Many boxed software packages for client-side use, and smaller or custom systems for local and corporate networks, have a wide installed base. They will likely be with us into the foreseeable future. Many administrators and users of these systems are certainly smart enough to understand that every email containing the word free is not likely to be Spam; but they are willing to accept the False Positives they know they are generating as collateral damage.

If addresses at smaller networks are an important component of your list, it is advisable to begin a filter testing program to guide your choices of message text and format. The easiest first step in this process is to download and set up SpamAssassin the well known open source anti-Spam filter. You can use this as an experimental platform for testing your content. It is surprising how many commercial products (both boxed and service) are really just reworked versions of this program.
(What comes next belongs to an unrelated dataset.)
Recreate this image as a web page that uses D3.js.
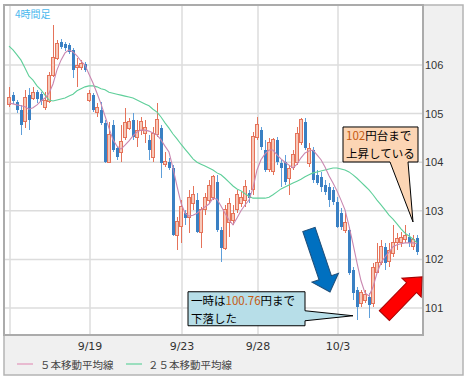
<!DOCTYPE html>
<html>
<head>
<meta charset="utf-8">
<script src="https://cdn.jsdelivr.net/npm/d3@7"></script>
<style>
  body { margin: 0; background: #fff; }
  svg { display: block; }
</style>
</head>
<body>
<svg id="chart" width="467" height="381"></svg>
<script>
// 4-hour candles
const opens = [105.18,105.38,105.24,105.07,104.83,105.38,105.32,105.44,105.40,105.12,
  105.24,105.79,106.14,106.47,106.43,106.41,106.31,105.94,105.94,106.02,
  105.28,105.38,105.03,105.07,104.81,104.00,104.77,104.29,104.19,104.50,
  104.70,104.87,104.50,104.66,104.60,104.46,104.09,104.56,104.70,103.96,
  104.00,103.88,102.50,102.67,102.95,102.87,103.16,103.22,102.56,103.02,
  103.22,103.28,103.59,102.60,102.23,102.75,102.81,103.02,103.16,103.22,
  103.37,103.43,104.50,104.66,104.25,103.84,103.80,104.46,103.98,104.00,
  103.67,103.90,104.00,104.40,104.83,103.98,104.25,103.74,103.70,103.53,
  103.49,103.43,103.18,102.95,102.60,102.60,101.78,101.37,101.10,101.16,
  101.23,101.10,101.74,101.93,102.26,101.95,102.13,102.34,102.34,102.40,
  102.46,102.26,102.44];
const highs = [105.55,105.44,105.28,105.18,105.49,105.53,105.55,105.49,105.44,105.44,
  105.86,106.82,106.51,106.53,106.47,106.45,106.35,106.14,106.10,106.06,
  105.49,105.42,105.22,105.24,104.87,104.83,104.87,104.33,104.77,105.12,
  104.91,105.01,104.87,104.93,104.87,104.56,104.72,105.22,104.77,104.21,
  104.09,103.94,102.87,103.22,103.02,103.43,103.51,103.37,103.08,103.37,
  103.63,103.74,103.74,102.67,103.12,103.26,103.12,103.43,103.39,103.63,
  103.43,104.62,104.93,104.72,104.46,104.50,104.50,104.52,104.05,104.15,
  103.94,104.25,104.72,104.91,104.91,104.40,104.31,103.84,103.80,103.63,
  103.57,103.49,103.28,103.06,102.95,102.67,101.84,101.43,101.37,101.37,
  101.31,101.93,102.34,102.40,102.34,102.34,102.71,102.54,102.56,102.71,
  102.54,102.50,102.50];
const lows = [105.14,105.20,105.01,104.56,104.70,104.66,105.28,105.22,105.18,105.07,
  105.22,105.75,106.10,106.33,106.29,106.23,105.73,105.55,105.90,105.86,
  105.24,105.03,104.93,104.77,103.98,103.98,104.21,104.05,104.00,104.46,
  104.66,104.46,104.31,104.56,104.40,104.05,104.00,104.52,103.67,103.90,
  103.84,102.48,102.19,102.34,102.71,102.54,103.02,102.54,102.23,102.91,
  103.16,103.22,102.56,101.95,102.19,102.46,102.71,102.95,103.08,103.08,
  103.16,103.33,104.46,104.25,103.80,103.80,103.74,103.94,103.49,103.53,
  103.33,103.84,103.94,104.35,104.25,103.90,103.57,103.53,103.39,103.33,
  103.08,103.12,102.65,102.60,102.54,101.68,101.16,100.76,101.02,101.10,
  100.79,101.02,101.72,101.88,101.78,101.84,102.05,102.19,102.26,102.34,
  102.26,102.19,102.09];
const closes = [105.34,105.26,105.07,104.77,105.34,104.87,105.44,105.30,105.26,105.28,
  105.79,106.16,106.45,106.37,106.35,106.27,105.90,106.00,106.04,105.90,
  105.42,105.07,105.12,104.81,104.00,104.56,104.25,104.11,104.42,104.81,
  104.83,104.52,104.66,104.83,104.72,104.25,104.60,104.87,103.98,104.02,
  103.88,102.50,102.77,103.08,102.85,103.28,103.33,102.56,103.02,103.28,
  103.53,103.70,102.60,102.23,103.02,103.16,102.95,103.33,103.28,103.49,
  103.26,104.52,104.77,104.31,103.84,104.40,104.46,104.00,103.88,103.59,
  103.88,104.15,104.60,104.87,104.29,104.29,103.63,103.57,103.49,103.39,
  103.22,103.18,102.67,102.67,102.75,101.72,101.31,101.02,101.31,101.27,
  101.06,101.84,101.93,102.26,101.93,102.19,102.34,102.44,102.46,102.50,
  102.34,102.40,102.15];
// moving averages as drawn
const ma5 = [105.22,105.20,105.18,105.16,105.14,105.09,105.12,105.18,105.26,105.32,
  105.42,105.61,105.90,106.10,106.25,106.31,106.27,106.19,106.08,106.00,
  105.81,105.63,105.42,105.20,104.95,104.70,104.46,104.33,104.27,104.35,
  104.44,104.54,104.62,104.66,104.66,104.64,104.60,104.56,104.46,104.33,
  104.21,103.88,103.51,103.16,102.95,102.89,102.91,102.95,103.02,103.08,
  103.14,103.26,103.24,103.10,102.95,102.81,102.71,102.85,103.00,103.12,
  103.22,103.47,103.84,104.05,104.17,104.25,104.25,104.15,104.07,104.00,
  103.94,103.88,103.96,104.09,104.19,104.23,104.25,104.15,104.05,103.90,
  103.72,103.57,103.41,103.22,103.02,102.69,102.32,101.93,101.56,101.31,
  101.25,101.43,101.72,101.93,102.05,102.15,102.26,102.30,102.32,102.34,
  102.34,102.34,102.32];
const ma25 = [106.39,106.31,106.21,106.10,105.94,105.77,105.69,105.57,105.49,105.38,
  105.28,105.26,105.28,105.30,105.32,105.36,105.40,105.47,105.51,105.55,
  105.57,105.57,105.55,105.51,105.49,105.44,105.42,105.40,105.38,105.36,
  105.34,105.32,105.28,105.24,105.20,105.16,105.09,105.03,104.93,104.81,
  104.70,104.58,104.48,104.37,104.27,104.17,104.07,104.00,103.96,103.92,
  103.88,103.84,103.78,103.74,103.67,103.59,103.51,103.45,103.41,103.35,
  103.30,103.26,103.26,103.26,103.26,103.28,103.33,103.39,103.45,103.49,
  103.53,103.57,103.61,103.65,103.70,103.74,103.78,103.80,103.82,103.84,
  103.86,103.88,103.88,103.86,103.84,103.80,103.74,103.67,103.59,103.51,
  103.43,103.33,103.22,103.12,103.02,102.91,102.83,102.73,102.63,102.54,
  102.48,102.42,102.34];

const yTicks = [101, 102, 103, 104, 105, 106];
const dateIdx = [0, 20, 43, 62, 82];
const dateLabels = ["", "9/19", "9/23", "9/28", "10/3"];
const legendLabels = ["５本移動平均線", "２５本移動平均線"];
const periodLabel = "4時間足";

// callouts: tip anchored on a bar index / price
const notes = [
  { i: 101, p: 102.77, lines: [["102", "円台まで"], ["", "上昇している"]] },
  { i: 86, p: 100.84, lines: [["一時は", "100.76", "円まで"], ["下落した"]] }
];
const arrows = [
  { i: 80.25, p: 101.33 }, // blue, pointing down
  { i: 103.25, p: 101.64 } // red, pointing up
];

const svg = d3.select("#chart");
const plot = { l: 4, t: 5, r: 423, b: 335 };
const outer = { r: 463, b: 375 };
const N = closes.length;

const x = d3.scaleLinear().domain([0, N - 1]).range([9, 417]);
const y = d3.scaleLinear().domain([100.444, 107.235]).range([plot.b, plot.t]);

const upStroke = "#e5735a", upFill = "#f7c8b8";
const downFill = "#3a80c3", downWick = "#5f9fda";
const ma5Col = "#c987b0", ma25Col = "#5fcf9a";

// frames
svg.append("rect")
  .attr("x", plot.l).attr("y", plot.t)
  .attr("width", outer.r - plot.l).attr("height", outer.b - plot.t)
  .attr("fill", "#f0f0f0").attr("stroke", "#b4b4b4").attr("stroke-width", 1.5);
svg.append("rect")
  .attr("x", plot.l).attr("y", plot.t)
  .attr("width", plot.r - plot.l).attr("height", plot.b - plot.t)
  .attr("fill", "#fff").attr("stroke", "#ababab").attr("stroke-width", 2);

svg.append("clipPath").attr("id", "clip")
  .append("rect")
  .attr("x", plot.l + 1).attr("y", plot.t + 1)
  .attr("width", plot.r - plot.l - 2).attr("height", plot.b - plot.t - 2);

const g = svg.append("g").attr("clip-path", "url(#clip)");

// grid
g.append("g").selectAll("line")
  .data(yTicks)
  .join("line")
  .attr("x1", plot.l).attr("x2", plot.r)
  .attr("y1", (d) => y(d)).attr("y2", (d) => y(d))
  .attr("stroke", "#dcdcdc").attr("stroke-width", 1.5);
g.append("g").selectAll("line")
  .data(dateIdx)
  .join("line")
  .attr("x1", (d) => x(d) + 1).attr("x2", (d) => x(d) + 1)
  .attr("y1", plot.t).attr("y2", plot.b)
  .attr("stroke", "#dcdcdc").attr("stroke-width", 1.5);

// candles
const bars = d3.range(N).map((i) => ({
  i, o: opens[i], h: highs[i], l: lows[i], c: closes[i], up: closes[i] >= opens[i]
}));

const candle = g.append("g").attr("shape-rendering", "crispEdges")
  .selectAll("g")
  .data(bars)
  .join("g");

candle.append("line")
  .attr("x1", (d) => x(d.i)).attr("x2", (d) => x(d.i))
  .attr("y1", (d) => y(d.h)).attr("y2", (d) => y(d.l))
  .attr("stroke", (d) => (d.up ? upStroke : downWick));

candle.append("rect")
  .attr("x", (d) => x(d.i) - 1.5)
  .attr("width", 3)
  .attr("y", (d) => y(Math.max(d.o, d.c)))
  .attr("height", (d) => Math.max(1, Math.abs(y(d.o) - y(d.c))))
  .attr("fill", (d) => (d.up ? upFill : downFill))
  .attr("stroke", (d) => (d.up ? upStroke : "none"));

// moving averages
const line = d3.line().x((d, i) => x(i)).y((d) => y(d));
g.append("path").datum(ma25)
  .attr("d", line).attr("fill", "none")
  .attr("stroke", ma25Col).attr("stroke-width", 1.1);
g.append("path").datum(ma5)
  .attr("d", line).attr("fill", "none")
  .attr("stroke", ma5Col).attr("stroke-width", 1.1);

// period label
svg.append("text")
  .attr("x", 15).attr("y", 13)
  .attr("dominant-baseline", "central")
  .attr("font-family", "'Noto Sans CJK JP', sans-serif")
  .attr("font-size", 10)
  .attr("fill", "#4ab8ee")
  .text(periodLabel);

// y labels
svg.append("g").selectAll("text")
  .data(yTicks)
  .join("text")
  .attr("x", plot.r + 2).attr("y", (d) => y(d))
  .attr("dominant-baseline", "central")
  .attr("font-family", "'Liberation Sans', Arial, sans-serif")
  .attr("font-size", 11)
  .attr("fill", "#333")
  .text((d) => d);

// x labels
svg.append("g").selectAll("text")
  .data(dateIdx)
  .join("text")
  .attr("x", (d) => x(d) + 1).attr("y", 346)
  .attr("text-anchor", "middle")
  .attr("dominant-baseline", "central")
  .attr("font-family", "'DejaVu Sans', sans-serif")
  .attr("font-size", 11)
  .attr("fill", "#333")
  .text((d, k) => dateLabels[k]);

// legend
const legend = svg.append("g").selectAll("g")
  .data(legendLabels)
  .join("g")
  .attr("transform", (d, k) => `translate(${k ? 126 : 17},364)`);
legend.append("line")
  .attr("x1", 0).attr("x2", 16)
  .attr("stroke", (d, k) => (k ? "#7fd8ae" : "#e6a9c6"))
  .attr("stroke-width", 1.5);
legend.append("text")
  .attr("x", (d, k) => (k ? 22 : 23)).attr("y", 0)
  .attr("dominant-baseline", "central")
  .attr("font-family", "'Noto Sans CJK JP', sans-serif")
  .attr("font-size", 10.5)
  .attr("fill", "#444")
  .text((d) => d);

// arrows (drawn along +x, then rotated)
const arrowPath = (len, hw, hh, hl) =>
  `M0,${-hw}L${len - hl},${-hw}L${len - hl},${-hh}L${len},0L${len - hl},${hh}L${len - hl},${hw}L0,${hw}Z`;
const arrowStyle = [
  { len: 66, ang: 71.4, hw: 6.5, hh: 14, hl: 15, fill: "#0070c0", stroke: "#1f4e79" },
  { len: 54, ang: -45.8, hw: 7, hh: 13.5, hl: 15, fill: "#ff0000", stroke: "#a50000" }
];
svg.append("g").selectAll("path")
  .data(arrows)
  .join("path")
  .attr("d", (d, k) => {
    const s = arrowStyle[k];
    return arrowPath(s.len, s.hw, s.hh, s.hl);
  })
  .attr("transform", (d, k) => {
    const s = arrowStyle[k];
    const tx = x(d.i), ty = y(d.p);
    const a = (s.ang * Math.PI) / 180;
    return `translate(${tx - s.len * Math.cos(a)},${ty - s.len * Math.sin(a)}) rotate(${s.ang})`;
  })
  .attr("fill", (d, k) => arrowStyle[k].fill)
  .attr("stroke", (d, k) => arrowStyle[k].stroke)
  .attr("stroke-width", 1);

// callouts
const noteStyle = [
  { fill: "#fcd5b4", box: (tx, ty) => ({ l: tx - 70, r: tx + 5, t: ty - 95, b: ty - 60 }),
    shape: (b, tx, ty) => `M${b.l},${b.t}H${b.r}V${b.b}H${tx - 5}L${tx},${ty}L${tx - 23},${b.b}H${b.l}Z` },
  { fill: "#b7dee8", box: (tx, ty) => ({ l: tx - 165, r: tx - 48, t: ty - 24, b: ty + 10 }),
    shape: (b, tx, ty) => `M${b.l},${b.t}H${b.r}V${ty - 5}L${tx},${ty}L${b.r},${ty + 5}V${b.b}H${b.l}Z` }
];
notes.forEach((n, k) => {
  const s = noteStyle[k];
  const tx = x(n.i), ty = y(n.p);
  const b = s.box(tx, ty);
  const ng = svg.append("g");
  ng.append("path")
    .attr("d", s.shape(b, tx, ty))
    .attr("fill", s.fill)
    .attr("stroke", "#000")
    .attr("stroke-width", 1);
  const t = ng.append("text")
    .attr("font-family", "'Noto Sans CJK JP', sans-serif")
    .attr("font-size", 11.5)
    .attr("fill", "#000");
  n.lines.forEach((parts, li) => {
    const row = t.append("tspan")
      .attr("x", b.l + 3)
      .attr("y", b.t + 8 + li * 18)
      .attr("dominant-baseline", "central");
    parts.forEach((p) => {
      row.append("tspan")
        .attr("fill", /^[0-9.]+$/.test(p) ? "#c55a11" : "#000")
        .text(p);
    });
  });
});
</script>
</body>
</html>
You can also add several of the name packages to your experiments (such as Norton/Symantec or McAfee to broaden your view of how these types of filters view your messages. There are also a number of Words that Kill lists available online, although this is an area where the information appears to be somewhat dated and largely antidotal. For example, see:


See the Email PhD "Sending Obstacles" section for more information on this topic.

Conclusions:
While these steps are essentially defensive, and cannot in themselves assure total sending continuity to all recipients, they do remove one of the biggest, and frankly scariest threats to companies sending diverse types of email. Catastrophic shut downs can be prevented using this approach, and different email streams can operate without inheriting delivery problems from each other. The larger the number of different sending streams within a company the more important these basic protections are.